DATASET CONTENT:
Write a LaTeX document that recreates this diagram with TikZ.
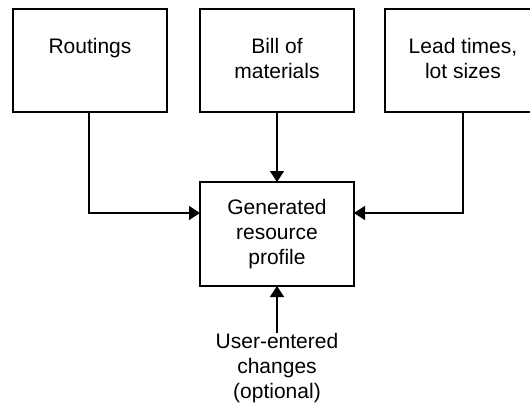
\documentclass[tikz,border=0pt]{standalone}
\usepackage{fontspec}
\setmainfont{Liberation Sans}
\usetikzlibrary{arrows.meta}
\begin{document}
\begin{tikzpicture}[x=1pt,y=1pt,
  box/.style={draw=black, line width=1.3pt, minimum width=154pt, minimum height=103pt, inner sep=0pt, outer sep=0pt},
  mainbox/.style={draw=black, line width=2.4pt, minimum width=154pt, minimum height=104pt, inner sep=0pt, outer sep=0pt},
  lbl/.style={align=center, anchor=north, inner sep=0pt, font=\fontsize{21}{25}\selectfont},
  conn/.style={draw=black, line width=1.3pt, -{Triangle[length=11pt,width=14pt]}}
]
\useasboundingbox (0,0) rectangle (530,405);
\clip (0,0) rectangle (530,405);
% boxes
\node[box] (rout) at (90,344.5) {};
\node[box] (bom) at (277,344.5) {};
\node[box, minimum width=156pt] (lead) at (463,344.5) {};
\node[mainbox] (gen) at (277,171) {};
% labels
\node[lbl] (routl) at (90,405-38) {Routings};
\node[lbl] (boml) at (277,405-37.8) {Bill of\\materials};
\node[lbl] (leadl) at (463,405-37.8) {Lead times,\\lot sizes};
\node[lbl] (genl) at (277,405-198.8) {Generated\\resource\\profile};
\node[lbl] (user) at (277,405-332.8) {User-entered\\changes\\(optional)};
% connectors
\coordinate (rc) at (89,192);
\coordinate (lc) at (463,192);
\draw[conn] (rout.south -| rc) -- (rc) -- (rc -| gen.west);
\draw[conn] (bom.south) -- (gen.north);
\draw[conn] (lead.south) -- (lc) -- (lc -| gen.east);
\draw[conn] (user.north) -- (gen.south);
\end{tikzpicture}
\end{document}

REQUIREMENTS: Copy the material above exactly and drop the pictures.

COMPLETED TASK:
Write a LaTeX document that recreates this diagram with TikZ.
\documentclass[tikz,border=0pt]{standalone}
\usepackage{fontspec}
\setmainfont{Liberation Sans}
\usetikzlibrary{arrows.meta}
\begin{document}
\begin{tikzpicture}[x=1pt,y=1pt,
  box/.style={draw=black, line width=1.3pt, minimum width=154pt, minimum height=103pt, inner sep=0pt, outer sep=0pt},
  mainbox/.style={draw=black, line width=2.4pt, minimum width=154pt, minimum height=104pt, inner sep=0pt, outer sep=0pt},
  lbl/.style={align=center, anchor=north, inner sep=0pt, font=\fontsize{21}{25}\selectfont},
  conn/.style={draw=black, line width=1.3pt, -{Triangle[length=11pt,width=14pt]}}
]
\useasboundingbox (0,0) rectangle (530,405);
\clip (0,0) rectangle (530,405);
% boxes
\node[box] (rout) at (90,344.5) {};
\node[box] (bom) at (277,344.5) {};
\node[box, minimum width=156pt] (lead) at (463,344.5) {};
\node[mainbox] (gen) at (277,171) {};
% labels
\node[lbl] (routl) at (90,405-38) {Routings};
\node[lbl] (boml) at (277,405-37.8) {Bill of\\materials};
\node[lbl] (leadl) at (463,405-37.8) {Lead times,\\lot sizes};
\node[lbl] (genl) at (277,405-198.8) {Generated\\resource\\profile};
\node[lbl] (user) at (277,405-332.8) {User-entered\\changes\\(optional)};
% connectors
\coordinate (rc) at (89,192);
\coordinate (lc) at (463,192);
\draw[conn] (rout.south -| rc) -- (rc) -- (rc -| gen.west);
\draw[conn] (bom.south) -- (gen.north);
\draw[conn] (lead.south) -- (lc) -- (lc -| gen.east);
\draw[conn] (user.north) -- (gen.south);
\end{tikzpicture}
\end{document}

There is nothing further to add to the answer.